A minoria de publicações a favor basicamente alegou que o projeto não era para privatizar as faixas de areia, como insistiu no Congresso o relator do texto, senador Flávio Bolsonaro (PL-RJ). Senadores conservadores na Comissão de Constituição e Justiça (CCJ), onde a proposta tramitava — Marcos Rogério (RN), Carlos Portinho (RJ) e Magno Malta (ES) — ausentaram-se da discussão.

A segunda derrota digital foi com o projeto de lei defendido pelo deputado Sóstenes Cavalcante (PL-SP), líder da bancada evangélica, que equipara o aborto após 22 semanas de gestação ao crime de homicídio, inclusive em caso de estupro. A Arquimedes mapeou 2,3 milhões de publicações entre o dia 12 e a tarde do dia 14 do mês no X sobre o tema, e 88% delas eram contrárias ao texto.

— Constatamos a reação de um grupo muito diverso, uma movimentação próxima à frente ampla observada na eleição de 2022. Houve uma habilidade dos opositores em traduzir o ponto principal da proposta e o motivo pelo qual eram contra, gerando uma fácil compreensão — aponta Pedro Bruzzi, da Arquimedes.

Além da esquerda, o grupo de críticos ao projeto na plataforma agregou artistas como Anitta, Taylor Swift e Rihanna, a partir da iniciativa da deputada federal Erika Hilton (PSOL-SP). A parlamentar está entre os nomes apontados como mais influentes no debate pelo levantamento, junto ao ator Paulo Vieira e ao ativista Lázaro Rosa.

Os reforços dos deputados federais Nikolas Ferreira (PL-MG) e Mário Frias (PL-SP) e da senadora Damares Alves (Republicanos-DF) não foram suficientes para que a defesa do projeto passasse de 12% nas redes.

A terceira derrota foi com um projeto apresentado na Câmara de São Paulo prevendo multa de até R$ 17 mil a quem descumprisse requisitos para doar alimentos a pessoas em situação de rua.
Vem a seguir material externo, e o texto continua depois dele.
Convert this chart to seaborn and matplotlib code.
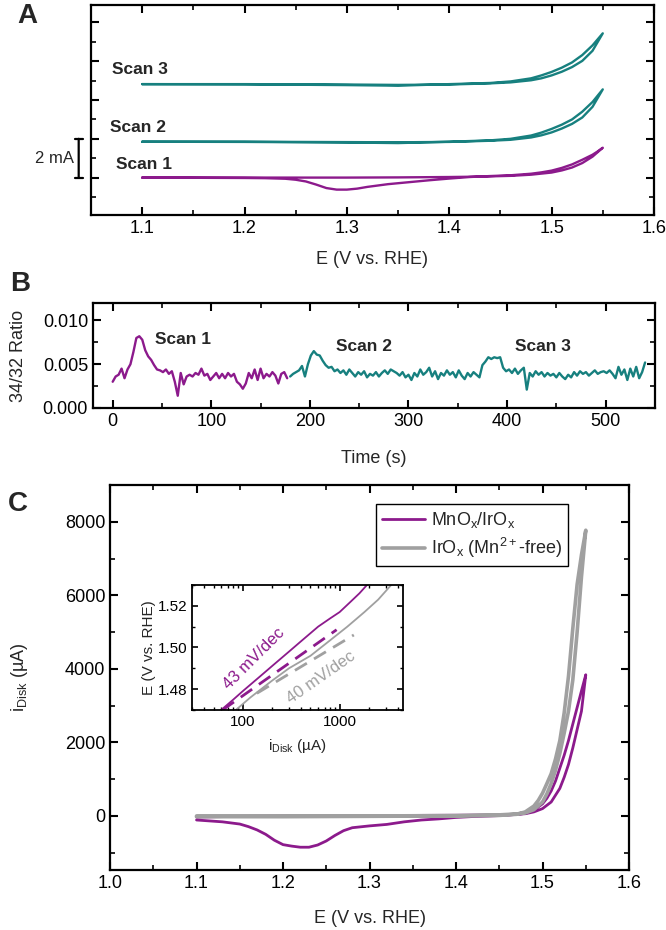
import matplotlib
matplotlib.use("Agg")
import numpy as np
import pandas as pd
import matplotlib.pyplot as plt
import seaborn as sns
from matplotlib.ticker import MultipleLocator, FixedLocator, FormatStrFormatter, LogLocator, NullFormatter

# ---------------- data ----------------
# Panel A: CV scans (mA), forward and reverse branches
e_s1_fwd = [1.10, 1.15, 1.20, 1.25, 1.30, 1.35, 1.40, 1.43, 1.46, 1.48, 1.50, 1.51, 1.52, 1.53, 1.54, 1.55]
i_s1_fwd = [0.0, 0.0, 0.0, 0.0, 0.0, 0.01, 0.03, 0.05, 0.09, 0.15, 0.26, 0.37, 0.52, 0.75, 1.08, 1.54]
e_s1_rev = [1.55, 1.545, 1.54, 1.53, 1.52, 1.51, 1.50, 1.49, 1.48, 1.46, 1.44, 1.42, 1.40, 1.38, 1.36,
            1.34, 1.32, 1.31, 1.30, 1.29, 1.28, 1.27, 1.26, 1.25, 1.24, 1.22, 1.20, 1.15, 1.10]
i_s1_rev = [1.54, 1.35, 1.18, 0.92, 0.68, 0.50, 0.36, 0.27, 0.20, 0.12, 0.08, 0.03, -0.05, -0.14, -0.24,
            -0.34, -0.48, -0.57, -0.62, -0.62, -0.54, -0.36, -0.20, -0.11, -0.06, -0.03, -0.02, -0.01, 0.0]

e_s23_fwd = [1.10, 1.20, 1.30, 1.35, 1.40, 1.44, 1.46, 1.48, 1.49, 1.50, 1.51, 1.52, 1.53, 1.54, 1.55]
e_s23_rev = [1.55, 1.54, 1.53, 1.52, 1.51, 1.50, 1.49, 1.48, 1.46, 1.44, 1.40, 1.35, 1.30, 1.20, 1.10]
i_s2_fwd = [0.0, 0.0, -0.02, -0.03, -0.01, 0.05, 0.10, 0.22, 0.33, 0.48, 0.68, 0.92, 1.25, 1.80, 2.70]
i_s2_rev = [2.70, 2.05, 1.55, 1.15, 0.88, 0.66, 0.47, 0.32, 0.15, 0.07, 0.0, -0.07, -0.04, -0.01, 0.0]
i_s3_fwd = [0.0, 0.0, -0.02, -0.04, -0.02, 0.04, 0.09, 0.20, 0.30, 0.45, 0.64, 0.88, 1.20, 1.72, 2.62]
i_s3_rev = [2.62, 2.00, 1.50, 1.12, 0.85, 0.63, 0.45, 0.30, 0.14, 0.06, 0.0, -0.08, -0.05, -0.01, 0.0]
scan_offsets = [0.0, 1.85, 4.82]

# Panel B: 34/32 ratio, sampled every 3 s
t_scan1 = list(range(0, 180, 3))
r_scan1 = [.0030, .0036, .0038, .0045, .0034, .0044, .0050, .0064, .0080, .0082,
           .0078, .0066, .0059, .0055, .0049, .0044, .0043, .0041, .0044, .0039,
           .0042, .0030, .0014, .0040, .0027, .0036, .0038, .0036, .0040, .0038,
           .0045, .0037, .0039, .0032, .0036, .0040, .0034, .0039, .0034, .0040,
           .0036, .0039, .0030, .0027, .0022, .0028, .0040, .0034, .0044, .0032,
           .0045, .0034, .0039, .0036, .0041, .0037, .0028, .0039, .0041, .0034]
t_scan23 = list(range(180, 543, 3))
r_scan23 = [.0036, .0039, .0041, .0043, .0048, .0036, .0050, .0060, .0065, .0061,
            .0060, .0054, .0049, .0046, .0047, .0042, .0044, .0040, .0043, .0038,
            .0044, .0040, .0036, .0041, .0038, .0042, .0035, .0039, .0037, .0041,
            .0036, .0040, .0043, .0039, .0044, .0042, .0040, .0037, .0041, .0035,
            .0038, .0032, .0040, .0036, .0044, .0038, .0041, .0046, .0036, .0042,
            .0033, .0040, .0037, .0043, .0038, .0041, .0035, .0043, .0037, .0033,
            .0040, .0036, .0041, .0038, .0035, .0049, .0053, .0058, .0056, .0058,
            .0057, .0058, .0046, .0042, .0044, .0040, .0045, .0039, .0043, .0046,
            .0021, .0040, .0036, .0042, .0038, .0041, .0036, .0040, .0037, .0039,
            .0035, .0040, .0036, .0033, .0038, .0035, .0041, .0037, .0042, .0039,
            .0041, .0037, .0040, .0043, .0039, .0041, .0042, .0040, .0043, .0039,
            .0034, .0047, .0038, .0044, .0032, .0045, .0036, .0047, .0034, .0041,
            .0052]

# Panel C: disk current (uA)
e_mn_fwd = [1.10, 1.15, 1.20, 1.30, 1.40, 1.45, 1.47, 1.48, 1.49, 1.50, 1.51, 1.52, 1.525, 1.53, 1.535, 1.54, 1.545, 1.55]
i_mn_fwd = [-30, -10, 0, 10, 20, 30, 45, 60, 110, 200, 380, 750, 1050, 1400, 1850, 2350, 2850, 3840]
e_mn_rev = [1.55, 1.545, 1.54, 1.535, 1.53, 1.525, 1.52, 1.515, 1.51, 1.505, 1.50, 1.49, 1.48, 1.46, 1.44, 1.42,
            1.40, 1.38, 1.36, 1.34, 1.32, 1.30, 1.28, 1.27, 1.26, 1.25, 1.24, 1.23, 1.22, 1.21, 1.20,
            1.19, 1.18, 1.17, 1.16, 1.15, 1.13, 1.10]
i_mn_rev = [3840, 3400, 2950, 2500, 2050, 1650, 1300, 950, 680, 480, 330, 160, 70, 20, 0, -15,
            -40, -80, -110, -160, -230, -270, -320, -400, -530, -680, -790, -850, -850, -820, -780,
            -660, -500, -380, -290, -220, -160, -110]
e_ir_fwd = [1.10, 1.20, 1.30, 1.40, 1.45, 1.47, 1.48, 1.49, 1.50, 1.505, 1.51, 1.515, 1.52, 1.525, 1.53,
            1.535, 1.54, 1.545, 1.55]
i_ir_fwd = [0, 0, 0, 10, 30, 55, 80, 170, 380, 600, 880, 1245, 1700, 2250, 2850, 3700, 5000, 6500, 7770]
e_ir_rev = [1.55, 1.545, 1.54, 1.535, 1.53, 1.525, 1.52, 1.515, 1.51, 1.505, 1.50, 1.495, 1.49, 1.48,
            1.47, 1.45, 1.40, 1.30, 1.20, 1.10]
i_ir_rev = [7770, 7100, 6300, 5100, 3800, 2800, 2050, 1550, 1150, 880, 620, 420, 270, 110,
            45, 15, 0, -10, -20, -20]

# Panel C inset: Tafel plots
tafel_i_mn = [60, 80, 100, 150, 200, 300, 400, 600, 800, 1000, 1300, 1600, 2000]
tafel_e_mn = [1.470, 1.475, 1.479, 1.486, 1.491, 1.498, 1.503, 1.510, 1.514, 1.517, 1.522, 1.526, 1.531]
tafel_i_ir = [85, 120, 200, 300, 500, 800, 1200, 1800, 2500, 3400]
tafel_e_ir = [1.470, 1.476, 1.484, 1.490, 1.496, 1.5035, 1.510, 1.517, 1.523, 1.530]
fit_i_mn = [62, 930]
fit_e_mn = [1.470, 1.5085]
fit_i_ir = [140, 1400]
fit_e_ir = [1.478, 1.506]

purple = "#8c1a8c"
teal = "#17807f"
grey = "#a0a0a0"

# ---------------- style ----------------
sns.set_theme(style="ticks")
plt.rcParams["font.family"] = ["Liberation Sans", "DejaVu Sans"]
plt.rcParams.update({
    "mathtext.fontset": "custom",
    "mathtext.rm": "Liberation Sans",
    "mathtext.it": "Liberation Sans:italic",
    "axes.linewidth": 1.6,
    "axes.edgecolor": "black",
    "xtick.direction": "in", "ytick.direction": "in",
    "xtick.top": True, "ytick.right": True,
    "xtick.major.size": 6, "ytick.major.size": 6,
    "xtick.minor.size": 3.5, "ytick.minor.size": 3.5,
    "xtick.major.width": 1.5, "ytick.major.width": 1.5,
    "xtick.minor.width": 1.2, "ytick.minor.width": 1.2,
    "xtick.color": "black", "ytick.color": "black",
    "xtick.labelsize": 13, "ytick.labelsize": 13,
    "axes.labelsize": 13,
})

fig = plt.figure(figsize=(6.66, 9.30), dpi=100)
ax_a = fig.add_axes([0.1366, 0.7688, 0.8453, 0.2258])
ax_b = fig.add_axes([0.1396, 0.5613, 0.8438, 0.1129])
ax_c = fig.add_axes([0.1652, 0.0645, 0.7793, 0.4140])
ax_in = fig.add_axes([0.2883, 0.2366, 0.3168, 0.1344])

# ---------------- panel A ----------------
scans = [
    (e_s1_fwd + e_s1_rev, i_s1_fwd + i_s1_rev, purple),
    (e_s23_fwd + e_s23_rev, i_s2_fwd + i_s2_rev, teal),
    (e_s23_fwd + e_s23_rev, i_s3_fwd + i_s3_rev, teal),
]
for (e, i, col), off in zip(scans, scan_offsets):
    sns.lineplot(x=e, y=np.array(i) + off, ax=ax_a, sort=False, estimator=None,
                 color=col, lw=1.7)
ax_a.set_xlim(1.05, 1.6)
ax_a.set_ylim(-1.93, 8.9)
ax_a.xaxis.set_major_locator(MultipleLocator(0.1))
ax_a.xaxis.set_minor_locator(MultipleLocator(0.05))
ax_a.xaxis.set_major_formatter(FormatStrFormatter("%.1f"))
ax_a.yaxis.set_major_locator(MultipleLocator(2))
ax_a.yaxis.set_minor_locator(MultipleLocator(1))
ax_a.tick_params(axis="y", which="both", labelleft=False)
ax_a.set_xlabel("E (V vs. RHE)")
ax_a.xaxis.set_label_coords(0.5, -0.17)
ax_a.set_ylabel("")
for lbl, x, y in [("Scan 1", 1.074, 0.7), ("Scan 2", 1.069, 2.6), ("Scan 3", 1.071, 5.55)]:
    ax_a.text(x, y, lbl, fontsize=12.5, fontweight="bold", ha="left", va="center")
ax_a.annotate("", xy=(1.038, 0), xytext=(1.038, 2),
              arrowprops=dict(arrowstyle="|-|, widthA=0.25, widthB=0.25", lw=1.6, color="black",
                              shrinkA=0, shrinkB=0),
              annotation_clip=False)
ax_a.text(1.033, 1.0, "2 mA", fontsize=12, ha="right", va="center", clip_on=False)

# ---------------- panel B ----------------
sns.lineplot(x=t_scan1, y=r_scan1, ax=ax_b, sort=False, estimator=None, color=purple, lw=1.7)
sns.lineplot(x=t_scan23, y=r_scan23, ax=ax_b, sort=False, estimator=None, color=teal, lw=1.7)
ax_b.set_xlim(-20, 550)
ax_b.set_ylim(0, 0.012)
ax_b.xaxis.set_major_locator(MultipleLocator(100))
ax_b.xaxis.set_minor_locator(MultipleLocator(50))
ax_b.yaxis.set_major_locator(MultipleLocator(0.005))
ax_b.yaxis.set_minor_locator(MultipleLocator(0.0025))
ax_b.yaxis.set_major_formatter(FormatStrFormatter("%.3f"))
ax_b.set_xlabel("Time (s)")
ax_b.xaxis.set_label_coords(0.5, -0.40)
ax_b.set_ylabel("34/32 Ratio")
ax_b.yaxis.set_label_coords(-0.117, 0.5)
for lbl, x, y in [("Scan 1", 43, 0.0078), ("Scan 2", 226, 0.0070), ("Scan 3", 408, 0.0070)]:
    ax_b.text(x, y, lbl, fontsize=12.5, fontweight="bold", ha="left", va="center")

# ---------------- panel C ----------------
sns.lineplot(x=e_mn_fwd + e_mn_rev, y=i_mn_fwd + i_mn_rev, ax=ax_c, sort=False, estimator=None,
             color=purple, lw=2.0, label=r"MnO$_{\mathrm{x}}$/IrO$_{\mathrm{x}}$")
sns.lineplot(x=e_ir_fwd + e_ir_rev, y=i_ir_fwd + i_ir_rev, ax=ax_c, sort=False, estimator=None,
             color=grey, lw=2.6, label=r"IrO$_{\mathrm{x}}$ (Mn$^{\mathrm{2+}}$-free)")
ax_c.set_xlim(1.0, 1.6)
ax_c.set_ylim(-1470, 9000)
ax_c.xaxis.set_major_locator(MultipleLocator(0.1))
ax_c.xaxis.set_minor_locator(MultipleLocator(0.05))
ax_c.xaxis.set_major_formatter(FormatStrFormatter("%.1f"))
ax_c.yaxis.set_major_locator(MultipleLocator(2000))
ax_c.yaxis.set_minor_locator(MultipleLocator(1000))
ax_c.set_xlabel("E (V vs. RHE)")
ax_c.xaxis.set_label_coords(0.5, -0.105)
ax_c.set_ylabel(r"i$_{\mathrm{Disk}}$ (µA)")
ax_c.yaxis.set_label_coords(-0.154, 0.5)
leg = ax_c.legend(loc="upper right", bbox_to_anchor=(0.8825, 0.9506), frameon=True, fancybox=False,
                  edgecolor="black", fontsize=13, handlelength=2.4, borderpad=0.35,
                  labelspacing=0.3, handletextpad=0.3, borderaxespad=0)
leg.get_frame().set_linewidth(1.0)
leg.get_frame().set_alpha(1)

# ---------------- inset ----------------
sns.lineplot(x=tafel_i_mn, y=tafel_e_mn, ax=ax_in, sort=False, estimator=None, color=purple, lw=1.3)
sns.lineplot(x=tafel_i_ir, y=tafel_e_ir, ax=ax_in, sort=False, estimator=None, color=grey, lw=1.3)
ax_in.plot(fit_i_mn, fit_e_mn, color=purple, lw=2.0, ls=(0, (5, 3)))
ax_in.plot(fit_i_ir, fit_e_ir, color=grey, lw=2.0, ls=(0, (5, 3)))
ax_in.set_xscale("log")
ax_in.set_xlim(30, 4500)
ax_in.set_ylim(1.47, 1.53)
ax_in.xaxis.set_major_locator(FixedLocator([100, 1000]))
ax_in.xaxis.set_minor_locator(LogLocator(base=10, subs=np.arange(2, 10)))
ax_in.xaxis.set_minor_formatter(NullFormatter())
ax_in.xaxis.set_major_formatter(FormatStrFormatter("%d"))
ax_in.yaxis.set_major_locator(MultipleLocator(0.02))
ax_in.yaxis.set_minor_locator(MultipleLocator(0.01))
ax_in.yaxis.set_major_formatter(FormatStrFormatter("%.2f"))
ax_in.tick_params(labelsize=11, which="major", length=4, width=1.2)
ax_in.tick_params(which="minor", length=2.5, width=1.0)
for sp in ax_in.spines.values():
    sp.set_linewidth(1.3)
ax_in.set_xlabel(r"i$_{\mathrm{Disk}}$ (µA)", fontsize=11)
ax_in.xaxis.set_label_coords(0.5, -0.22)
ax_in.set_ylabel("E (V vs. RHE)", fontsize=11)
ax_in.yaxis.set_label_coords(-0.17, 0.5)
ax_in.text(130, 1.4945, "43 mV/dec", color=purple, fontsize=12, rotation=45, ha="center", va="center")
ax_in.text(650, 1.4855, "40 mV/dec", color=grey, fontsize=12, rotation=35, ha="center", va="center")

# panel letters
fig.text(17 / 666, 1 - 3 / 930, "A", fontsize=20, fontweight="bold", va="top", ha="left")
fig.text(10 / 666, 1 - 271 / 930, "B", fontsize=20, fontweight="bold", va="top", ha="left")
fig.text(8 / 666, 1 - 491 / 930, "C", fontsize=20, fontweight="bold", va="top", ha="left")

plt.savefig("out.png", dpi=100)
Segundo a Arquimedes, dos cerca de 140 mil posts entre 27 de junho e o início da noite do dia 3 sobre o projeto, 96% atacaram o texto.

Chamado de “insensível” e “desumano” nos ataques, o vereador que propôs a iniciativa, Rubinho Nunes (União-SP), recuou e se comprometeu a extinguir o projeto. Novamente, Érika Hilton foi atuante neste caso, e ajudou a batizar o projeto como “PL da Fome”.

— Estes casos demonstram como estratégias bem executadas de comunicação e mobilização podem influenciar o debate público e pressionar por mudanças nas políticas controversas — avalia Bruzzi.

Para o diretor da FGV Comunicação Rio, Marco Ruediger, houve perda pontual de espaço dentro da própria base de apoio ao ex-presidente Jair Bolsonaro (PL) nos três episódios.

— O medo e a reação ao diferente é o componente central da estratégia de mobilização bolsonarista. Mas existem pautas limites que transcendem esta bolha por também afetar essas pessoas. — aponta Ruediger. — O direito ao acesso à praia, por exemplo, é considerado algo universal. Quando você propõe algo que parece que irá privatizar, gera uma segmentação e perde espaço até no seu eleitorado.


Ruediger destaca o protagonismo de artistas e de outros representantes da sociedade civil no impulsionamento do discurso contrário às propostas. O pesquisador aponta que políticos precisam “calibrar melhor as pautas” para que não haja uma reação até mesmo de sua própria base contra projetos que referendam.

— A polarização vem sendo tratada como algo imutável, mas episódios como esses mostram que ela não é absoluta. Existe um vaso comunicante entre esses dois polos que pode ser chave nas eleições. É interessante trazer o outro lado do espectro político nas questões universais — avalia o diretor da FGV Comunicação Rio.